Turn, turn, turn

Belated season’s greetings and apologies for the lengthy pause between postings.  It has been a busy and mobile period.

Leyla and Medina are both well.  The latter was five months old yesterday and she celebrated in a laughing and smiling style that has become joyfully customary.  I feel truly fortunate to have such a happy child.

At time of writing I am back on home turf for a few days to enjoy the holiday period before diving into a new and likely very demanding job.  November saw the conclusion of my part in the Skarv project after three and a half years.  To borrow a comparison that might be familiar to the home mechanic: the team I was with had the task of compiling the workshop manual for machine that was designed and constructed by the project; the manual is now ready to be handed to the owner/operator of the machine.

Next up is more of the same but for a different project, a different machine and a different company.  It is with no small sense of trepidation that I have parted ways with BP (amicably) and started working for Eni – similar line of business but a different company as one might expect.

November was a lively mixture of completing final procedures for one job while sorting out preparations for the other and simultaneously getting packed and ready for moving everything out of Oslo.  The strike on Wednesday 30 November and the doom-laden predictions for Heathrow played their part in that just to add spice but we muddled on through safely in the end.

The first two weeks of December took me to Stavanger on the south-west coast of Norway where I started my acquaintance with the new job.  Aside from two days of ice and snow the weather was a constant blend of strong winds and heavy rain which made me quite glad to depart; not a place I would recommend too highly as a holiday destination.

Next stop was a week in Baku to catch up with family and friends and introduce Medina to them.  It has been three and a half years since I last visited and the city has changed at a rate that shows little sign of slowing.  If you manage to blink and miss the massive new terminal buildings under construction at the airport, the expansion of the main airport road from four to eight lanes and the lit ‘artwork’ lining it all the way to the city should catch your attention.

The buffing and lighting continues in the city centre where the facades of the buildings lining the major roads have been scrubbed up and lit as if trying to wrestle the ‘city of light’ title from Paris in some way.  Step back a block or two and the old Baku of darker streets and pot-holed roads remains, augmented by frequent piles of rubble in some areas as charming old low-rise buildings are demolished to make way for, well, whatever grand plan might fill the gap eventually.  To give an idea of scale: the area between Fizuli Square and the Heydar Aliyev Concert Hall (Samad Vergun Street) used to be a neighbourhood but is now a muddy hole around twenty metres deep covering an area about the size of half a dozen football pitches.
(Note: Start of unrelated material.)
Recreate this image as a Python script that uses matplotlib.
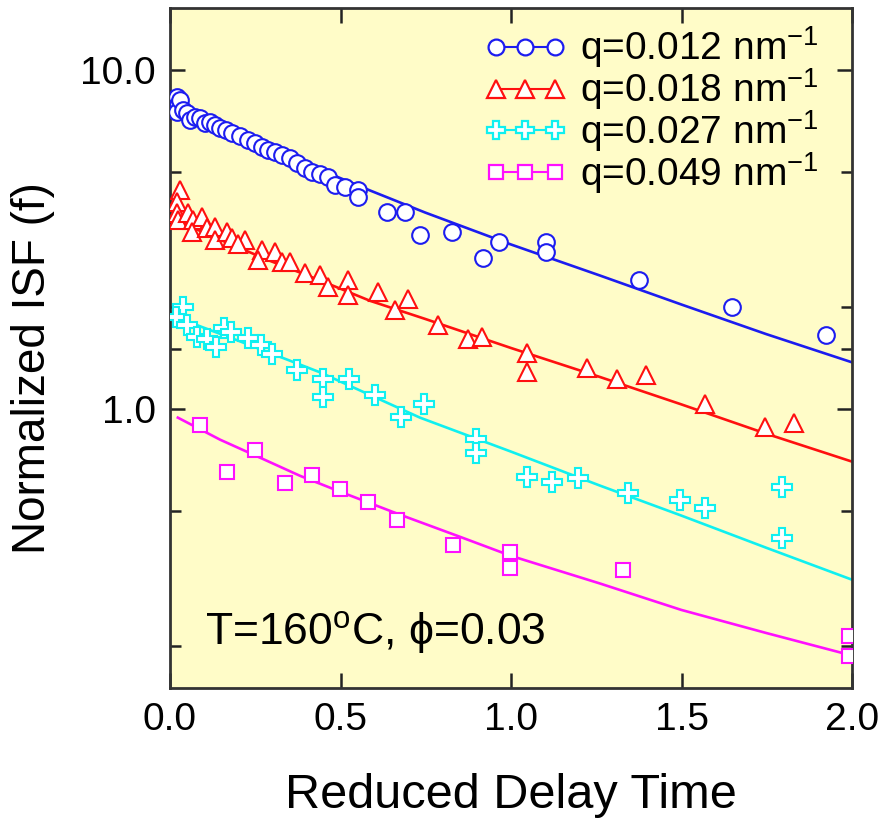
import matplotlib
matplotlib.use("Agg")
from matplotlib import pyplot as plt
from matplotlib.lines import Line2D
from matplotlib.ticker import FixedLocator, NullFormatter, FormatStrFormatter

plt.rcParams['font.family'] = ['Liberation Sans', 'DejaVu Sans']
plt.rcParams['mathtext.fontset'] = 'custom'
plt.rcParams['mathtext.rm'] = 'Liberation Sans'
plt.rcParams['mathtext.it'] = 'Liberation Sans:italic'

# q = 0.012 nm^-1 (blue circles)
x_q012 = [0.021, 0.023, 0.021, 0.029, 0.038, 0.050, 0.059, 0.073, 0.088, 0.103, 0.117, 0.132,
          0.147, 0.164, 0.182, 0.205, 0.229, 0.249, 0.270, 0.287, 0.308, 0.328, 0.352, 0.372,
          0.396, 0.416, 0.440, 0.463, 0.484, 0.513, 0.551, 0.551, 0.636, 0.689, 0.733, 0.827,
          0.918, 0.965, 1.103, 1.103, 1.375, 1.648, 1.924]
y_q012 = [8.33, 7.88, 7.52, 8.16, 7.62, 7.47, 7.12, 7.27, 7.22, 6.98, 7.02, 6.88,
          6.75, 6.65, 6.52, 6.39, 6.22, 6.09, 5.93, 5.81, 5.73, 5.61, 5.50, 5.32,
          5.14, 5.00, 4.93, 4.83, 4.58, 4.52, 4.43, 4.22, 3.81, 3.81, 3.26, 3.33,
          2.79, 3.11, 3.11, 2.90, 2.40, 2.00, 1.65]

# q = 0.018 nm^-1 (red triangles)
x_q018 = [0.029, 0.021, 0.021, 0.023, 0.053, 0.067, 0.094, 0.065, 0.109, 0.132, 0.132, 0.167,
          0.182, 0.220, 0.199, 0.270, 0.258, 0.308, 0.328, 0.352, 0.396, 0.440, 0.463, 0.522,
          0.522, 0.610, 0.660, 0.698, 0.786, 0.874, 0.915, 1.047, 1.047, 1.223, 1.311, 1.396,
          1.569, 1.745, 1.830]
y_q018 = [4.43, 4.08, 3.79, 3.61, 3.79, 3.61, 3.68, 3.33, 3.42, 3.44, 3.15, 3.31,
          3.19, 3.15, 3.05, 2.94, 2.75, 2.89, 2.70, 2.71, 2.52, 2.48, 2.29, 2.40,
          2.17, 2.21, 1.96, 2.10, 1.77, 1.60, 1.63, 1.46, 1.28, 1.32, 1.22, 1.26,
          1.03, 0.885, 0.909]

# q = 0.027 nm^-1 (cyan crosses)
x_q027 = [0.038, 0.018, 0.050, 0.079, 0.109, 0.135, 0.158, 0.179, 0.229, 0.267, 0.299, 0.372,
          0.449, 0.449, 0.525, 0.601, 0.677, 0.745, 0.897, 0.897, 1.047, 1.120, 1.196, 1.343,
          1.496, 1.569, 1.795, 1.795]
y_q027 = [2.00, 1.86, 1.77, 1.63, 1.60, 1.52, 1.73, 1.68, 1.62, 1.54, 1.45, 1.30,
          1.22, 1.085, 1.22, 1.10, 0.947, 1.03, 0.816, 0.742, 0.630, 0.609, 0.626, 0.565,
          0.539, 0.511, 0.589, 0.416]

# q = 0.049 nm^-1 (magenta squares)
x_q049 = [0.088, 0.167, 0.249, 0.337, 0.416, 0.499, 0.581, 0.666, 0.830, 0.997, 0.997, 1.328,
          1.99, 1.99]
y_q049 = [0.897, 0.652, 0.757, 0.605, 0.639, 0.581, 0.532, 0.471, 0.397, 0.379, 0.340, 0.335,
          0.213, 0.186]

# fitted curves
fit_x_q012 = [0.0, 0.147, 0.293, 0.440, 0.587, 0.748, 1.0, 1.261, 1.499, 1.748, 2.0]
fit_y_q012 = [7.94, 6.79, 5.85, 5.07, 4.40, 3.79, 3.05, 2.47, 2.03, 1.66, 1.37]
fit_x_q018 = [0.0, 0.147, 0.293, 0.440, 0.587, 0.748, 1.0, 1.261, 1.499, 1.748, 2.0]
fit_y_q018 = [3.66, 3.15, 2.73, 2.39, 2.08, 1.84, 1.51, 1.24, 1.03, 0.844, 0.698]
fit_x_q027 = [0.0, 0.205, 0.440, 0.733, 1.0, 1.261, 1.499, 1.748, 2.0]
fit_y_q027 = [1.89, 1.58, 1.28, 0.941, 0.747, 0.593, 0.484, 0.389, 0.313]
fit_x_q049 = [0.023, 0.147, 0.264, 0.381, 0.499, 0.674, 0.850, 1.0, 1.261, 1.499, 1.748, 2.0]
fit_y_q049 = [0.941, 0.810, 0.717, 0.634, 0.569, 0.487, 0.419, 0.368, 0.305, 0.255, 0.218, 0.187]

labels = [r'q=0.012 nm$^{-1}$', r'q=0.018 nm$^{-1}$', r'q=0.027 nm$^{-1}$', r'q=0.049 nm$^{-1}$']
colors = ['#1c1cf0', '#ff1010', '#10f0f0', '#ff10ff']
markers = ['o', '^', 'P', 's']
msizes = [12, 13, 14, 10]

series = [(x_q012, y_q012, fit_x_q012, fit_y_q012),
          (x_q018, y_q018, fit_x_q018, fit_y_q018),
          (x_q027, y_q027, fit_x_q027, fit_y_q027),
          (x_q049, y_q049, fit_x_q049, fit_y_q049)]

fig = plt.figure(figsize=(8.84, 8.18), dpi=100)
ax = fig.add_axes([170 / 884, 1 - 688 / 818, 682 / 884, 680 / 818])
ax.set_facecolor('#fffcc8')

handles = []
for i in range(4):
    xs, ys, fx, fy = series[i]
    ax.plot(fx, fy, '-', color=colors[i], lw=1.9, zorder=2)
    ax.plot(xs, ys, linestyle='none', marker=markers[i], ms=msizes[i], mfc='white',
            mec=colors[i], mew=1.5, zorder=3)
    handles.append(Line2D([0], [0], color=colors[i], lw=1.5, marker=markers[i],
                          ms=msizes[i] * 0.95, mfc='white', mec=colors[i], mew=1.6))

ax.set_yscale('log')
ax.set_xlim(0, 2.0)
ax.set_ylim(0.15, 15.2)

ax.xaxis.set_major_locator(FixedLocator([0.0, 0.5, 1.0, 1.5, 2.0]))
ax.xaxis.set_major_formatter(FormatStrFormatter('%.1f'))
ax.yaxis.set_major_locator(FixedLocator([1.0, 10.0]))
ax.yaxis.set_major_formatter(FormatStrFormatter('%.1f'))
ax.yaxis.set_minor_locator(FixedLocator([0.2, 0.5, 1.5, 2.0, 5.0]))
ax.yaxis.set_minor_formatter(NullFormatter())

ax.tick_params(which='both', direction='in', top=True, right=True, width=1.8,
               color='#222222', labelsize=28, pad=10)
ax.tick_params(which='major', length=11)
ax.tick_params(which='minor', length=8)
for s in ax.spines.values():
    s.set_linewidth(2.0)
    s.set_color('#333333')

ax.set_xlabel('Reduced Delay Time', fontsize=35, labelpad=25)
ax.set_ylabel('Normalized ISF (f)', fontsize=33)
ax.yaxis.set_label_coords(-0.168, 0.47)

ax.text(0.052, 0.063, 'T=160$^{\\mathrm{o}}$C, \u03d5=0.03', transform=ax.transAxes,
        fontsize=32, va='baseline', ha='left')

ax.legend(handles, labels, loc='upper right', bbox_to_anchor=(0.985, 1.01), frameon=False,
          numpoints=3, handlelength=2.1, handletextpad=0.35, labelspacing=-0.1,
          fontsize=28, borderaxespad=0.2)

fig.savefig('out.png', dpi=100, facecolor='white')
Public transport is putting on a smarter face now with the battered old minibuses replaced by newer, larger buses (getting a bit battered too) and the taxi fleet showing similar signs of renewal.  It is even possible to hail a ‘London’ taxi in Baku now: same shape as the LTI machines but purple instead of black and a copy made in China (hopefully under licence) rather than the ‘real’ thing.

Major hotels such as Hilton and Marriott have arrived in the city with vast new buildings and other big western brands are also arriving in ever greater numbers to relieve the wealthy elite of their cash.  Debenhams and Versace are one thing, the gleaming showroom for Bentley Baku I think is quite an other.

While the rate of progress is impressive, I have reservations about how ready the city will be for hosting the Eurovision Song Contest in a few months time.  Leaving aside the time, money and effort required to obtain a visa before flying which might surprise a few Shengen-familiar Europeans (the buy-on-arrival service was stopped over a year ago), I am not sure how ready the city infrastructure is for what could be a huge number of visitors in a very compressed period.  Time will tell.

We got back to London from Baku just in time for Christmas and have been enjoying catching up with people as best we can while unpacking boxes from Norway and re-packing before flying on to our next stop for the new job: Korea.  It’s back to the shipyards and the kimchee for us, Hyundai at Ulsan this time rather than Samsung at Geoje.  Some people think we’re mad.  We probably are but so far we are looking forward to it.